Clayton sheriff masters ‘retail politics’ to manage divisive reputation

Clayton County Sheriff Victor Hill may be divisive to many outside of the south metro community, but many residents said he’s popular on his home turf because he focuses on everyday issues that other politicians don’t.

Clayton County Sheriff Victor Hill may be divisive to many outside of the south metro community, but many residents said he’s popular on his home turf because he focuses on everyday issues that other politicians don’t.

When Clayton County Sheriff Victor Hill offered to pay $2,500 of his own money to anyone with information on a man recently accused of assaulting two seniors at a grocery store, Marla Thompson-Kendall wasn't surprised.

The sheriff may be known to many outside of the south metro community as a divisive figure — he’s jailed a potential opponent for office, has a history of controversial staff firings and accidentally shot a female friend while demonstrating “police tactics” during a date — but the Victor Hill that stepped up to find the alleged assailant of 80-year-old Mary Gardner and her 60-year-old daughter, Kathy Malone, is the person many in the county know, Thompson-Kendall and supporters said.

Instead of a leader who calls himself the “Crime Fighter” and who posted snipers on the sheriff’s office roof after firing employees when he was first elected to the office in 2005, many Clayton residents say they see Hill as someone who dispatches deputies to take home elderly residents who don’t like driving after dark or who calls veterans on their birthdays to thank them for their military service. He’s someone who responds quickly to calls about garbage piling up on roadways when other county departments won’t, they said.

“If other politicians did what he does, we would be in a lot better place,” said Thompson-Kendall, an adjunct professor at Life University. “He’s the best sheriff south of the Mason-Dixon Line.”

Others, such as Dee Haney, see him as a man of his word. Hill came to her home two years ago after someone had broken in to make sure she was safe. He had told her in past conversations that she could count on him if there was trouble, but she thought it was just a political promise.

“I called Clayton Police and they came but I also called him,” she said. “Surprisingly, he personally came out.”

Hill’s financial offer was a stunt for his re-election, the sheriff’s detractors said. Hill won re-election in 2016 with 63 percent of the vote in the Democratic primary.

The alleged assailant in the attack of the two women, Joseph Kenneth Arnold, 49, was taken into custody Tuesday by Forest Park Police. Hill said the money will be spent taking Forest Park Detectives out for a celebratory dinner.

The sheriff, who has declined interviews for years and prefers to communicate directly with residents through an online notification tool called Nixle, also sends chaplains to funerals as a way of promoting his office and pushes weather and traffic alerts to residents phones as a way of keeping his name on voters' minds, the detractors said.
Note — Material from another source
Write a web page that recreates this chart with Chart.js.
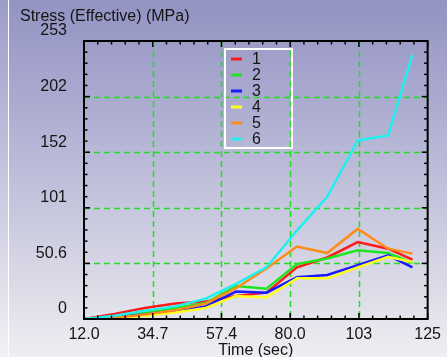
<!DOCTYPE html>
<html>
<head>
<meta charset="utf-8">
<title>Stress (Effective)</title>
<script src="https://cdn.jsdelivr.net/npm/chart.js@4.4.1/dist/chart.umd.min.js"></script>
<style>
  html, body { margin: 0; padding: 0; width: 447px; height: 357px; overflow: hidden; }
  body {
    position: relative;
    background: linear-gradient(to bottom, #9393c3 0%, #a8a8cf 25%, #c3c3dc 55%, #e0e0ea 85%, #eeeef3 100%);
  }
  #strip {
    position: absolute; left: 0; top: 0; width: 8px; height: 357px;
    background: linear-gradient(to bottom, #9d9dca 0%, #c6c6df 50%, #f1f1f5 100%);
    border-right: 1px solid #ffffff;
  }
  #chart { position: absolute; left: 0; top: 0; }
</style>
</head>
<body>
<div id="strip"></div>
<canvas id="chart" width="447" height="357"></canvas>
<script>
// Time samples (sec)
const times = [12, 22, 32, 42, 52, 62, 72, 82, 92, 102, 112, 120];

// Effective stress (MPa) for each probe
const stress1 = [0, 4.5, 10, 14, 16, 21, 24, 47, 56, 70, 64, 54];
const stress2 = [0, 2, 5.5, 10, 14.5, 30, 27.5, 50, 55, 62.5, 60, 51];
const stress3 = [0, 1.5, 4, 7.5, 11.5, 25, 24, 38, 40, 49, 58, 47];
const stress4 = [0, 1, 3, 6, 10, 21, 19.5, 37, 37, 47, 56.5, 52];
const stress5 = [0, 1, 4, 8, 14, 28, 46, 66, 60, 82, 64, 59.5];
const stress6 = [0, 3, 7.5, 11.5, 18.5, 32, 47, 80.5, 111.5, 162.5, 167, 240.5];

const seriesNames = ['1', '2', '3', '4', '5', '6'];
const seriesValues = [stress1, stress2, stress3, stress4, stress5, stress6];
const seriesColors = ['#ff1a1a', '#1ee61e', '#1a1aff', '#ffff1a', '#ff8c1a', '#1ef0f0'];

// Axis ticks and their printed labels
const xTickValues = [12, 34.6, 57.2, 79.8, 102.4, 125];
const xTickLabels = ['12.0', '34.7', '57.4', '80.0', '103', '125'];
const yTickValues = [0, 50.6, 101.2, 151.8, 202.4, 253];
const yTickLabels = ['0', '50.6', '101', '152', '202', '253'];

const FONT = 'Liberation Sans, Arial, Helvetica, sans-serif';
const INK = '#141414';

const datasets = seriesValues.map((vals, i) => ({
  label: seriesNames[i],
  data: vals.map((v, k) => ({ x: times[k], y: v })),
  borderColor: seriesColors[i],
  backgroundColor: seriesColors[i],
  borderWidth: 2.5,
  pointRadius: 0,
  tension: 0,
  fill: false,
  order: seriesValues.length - 1 - i
}));

function line(ctx, x1, y1, x2, y2) {
  ctx.beginPath(); ctx.moveTo(x1, y1); ctx.lineTo(x2, y2); ctx.stroke();
}

// Dashed grid, boxed frame with inward ticks, and the boxed legend
const framePlugin = {
  id: 'frame',
  beforeDatasetsDraw(chart) {
    const { ctx, chartArea: a, scales: { x, y } } = chart;
    ctx.save();
    ctx.strokeStyle = '#22dd22';
    ctx.lineWidth = 1.5;
    ctx.setLineDash([6, 4]);
    x.ticks.slice(1, -1).forEach(t => {
      const px = Math.round(x.getPixelForValue(t.value)) + 0.5;
      line(ctx, px, a.top, px, a.bottom);
    });
    y.ticks.slice(1, -1).forEach(t => {
      const py = Math.round(y.getPixelForValue(t.value)) + 0.5;
      line(ctx, a.left, py, a.right, py);
    });
    ctx.restore();
  },
  afterDraw(chart, args, opts) {
    const { ctx, chartArea: a, scales: { x, y } } = chart;
    ctx.save();
    ctx.strokeStyle = '#000';
    ctx.lineWidth = 2;
    ctx.setLineDash([]);
    ctx.strokeRect(a.left, a.top, a.right - a.left, a.bottom - a.top);

    const major = 6, minor = 3.5;
    ctx.lineWidth = 1.5;
    const xs = x.ticks.map(t => t.value);
    for (let i = 0; i < xs.length; i++) {
      const px = x.getPixelForValue(xs[i]);
      line(ctx, px, a.bottom, px, a.bottom - major);
      line(ctx, px, a.top, px, a.top + major);
      if (i < xs.length - 1) {
        for (let m = 1; m < 5; m++) {
          const mx = x.getPixelForValue(xs[i] + (xs[i + 1] - xs[i]) * m / 5);
          line(ctx, mx, a.bottom, mx, a.bottom - minor);
          line(ctx, mx, a.top, mx, a.top + minor);
        }
      }
    }
    const ys = y.ticks.map(t => t.value);
    for (let i = 0; i < ys.length; i++) {
      const py = y.getPixelForValue(ys[i]);
      line(ctx, a.left, py, a.left + major, py);
      line(ctx, a.right, py, a.right - major, py);
      if (i < ys.length - 1) {
        for (let m = 1; m < 5; m++) {
          const my = y.getPixelForValue(ys[i] + (ys[i + 1] - ys[i]) * m / 5);
          line(ctx, a.left, my, a.left + minor, my);
          line(ctx, a.right, my, a.right - minor, my);
        }
      }
    }

    // legend
    const L = opts.legend;
    ctx.strokeStyle = '#ffffff';
    ctx.lineWidth = 2;
    ctx.strokeRect(L.left, L.top, L.width, L.height);
    ctx.font = '16px ' + FONT;
    ctx.fillStyle = INK;
    ctx.textBaseline = 'middle';
    ctx.textAlign = 'left';
    chart.data.datasets.forEach((ds, i) => {
      const cy = L.firstRow + i * L.rowGap;
      ctx.strokeStyle = ds.borderColor;
      ctx.lineWidth = 3;
      line(ctx, L.left + 6, cy, L.left + 17, cy);
      ctx.fillText(ds.label, L.left + 27, cy + 1);
    });
    ctx.restore();
  }
};

new Chart(document.getElementById('chart'), {
  type: 'line',
  data: { datasets },
  plugins: [framePlugin],
  options: {
    responsive: false,
    animation: false,
    devicePixelRatio: 1,
    layout: { padding: { left: 20, right: 14.5, top: 0, bottom: 0 } },
    plugins: {
      legend: { display: false },
      tooltip: { enabled: false },
      title: {
        display: true,
        text: 'Stress (Effective) (MPa)',
        align: 'start',
        color: INK,
        font: { family: FONT, size: 16, weight: 'normal' },
        padding: { top: 7, bottom: 14.8 }
      },
      frame: {
        legend: { left: 225, top: 49, width: 67, height: 99, firstRow: 59, rowGap: 16 }
      }
    },
    scales: {
      x: {
        type: 'linear',
        min: 12,
        max: 125,
        afterBuildTicks: s => { s.ticks = xTickValues.map(v => ({ value: v })); },
        afterFit: s => { s.height = 38; },
        grid: { display: false, drawTicks: false },
        border: { display: false },
        ticks: {
          color: INK,
          font: { family: FONT, size: 16 },
          padding: 6,
          maxRotation: 0,
          autoSkip: false,
          callback: (v, i) => xTickLabels[i]
        },
        title: {
          display: true,
          text: 'Time (sec)',
          color: INK,
          font: { family: FONT, size: 16, lineHeight: 1 },
          padding: { top: 0, bottom: -2 }
        }
      },
      y: {
        type: 'linear',
        min: 0,
        max: 253,
        afterBuildTicks: s => { s.ticks = yTickValues.map(v => ({ value: v })); },
        afterFit: s => { s.width = 64; },
        grid: { display: false, drawTicks: false },
        border: { display: false },
        ticks: {
          color: INK,
          font: { family: FONT, size: 16 },
          padding: 17,
          labelOffset: -10,
          autoSkip: false,
          callback: (v, i) => yTickLabels[i]
        }
      }
    }
  }
});
</script>
</body>
</html>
“It’s all a facade,” said former Clayton Sheriff’s Office chaplain Rodney Williams, who was fired by Hill in 2018 and took his dismissal to court. “It’s about him being the best politician he can be.”

Gerrian Hawes, whose husband plans to run against Hill, agreed.

"These approaches are known as marketing acknowledgement techniques," said Hawes, who was arrested by Hill after the sheriff said she sent him harassing messages. "Acknowledging constituents is a classic example of why so many unworthy elected officials stay in office. The current sheriff of Clayton County uses this technique during pre-election cycles. In my opinion, these are manipulation tactics to overshadow the real horror of what is going on in the Clayton County Sheriff's office."

Others said what Hill is demonstrating is his understanding of what constituents want. While his duties don’t directly include cleaning up garbage or dispatching deputies to give residents rides, Hill connects with Clayton voters on a personal level that is often referred to as retail politics. Instead of talking about big policies or initiatives to combat problems, he focuses on direct contact with residents to show him as indispensable to the community.

“It’s very smart politics to engage the community,” said Harvey Newman, professor emeritus from the Andrew Young School of Policy Studies at Georgia State University. “The only downside would be if he neglects his work as a law enforcement officer.”

Hill quickly took to Nixle on Tuesday to announce the arrest of Arnold.

"'Bring him in before sundown', Hill wrote. "This is the order Sheriff Victor Hill gave his elite Fugitive Squad once the warrant was signed by a judge for Arnold's arrest. Arnold realized that he picked the wrong county to abuse the elderly, and wisely choose to surrender peacefully when Fugitive Squad members came for him."

The sheriff’s Facebook page lit up with compliments Wednesday.

“Thank you Sheriff Hill you got our vote. Glad this clown is off the street!!” one person wrote, while another said, “This is why Mr. Hill will ALWAYS be my Sheriff! Thank you sir!”

Clayton resident Pat Pullar said Hill’s success is about substance more than his style. She thinks that he has become a little more humble and that his missteps of the past have made him a better leader.

“When you can’t get others on the phone and he is there, it’s not hard to see why he is liked,” she said. “Who are you going to support when others make you jump through hoops.”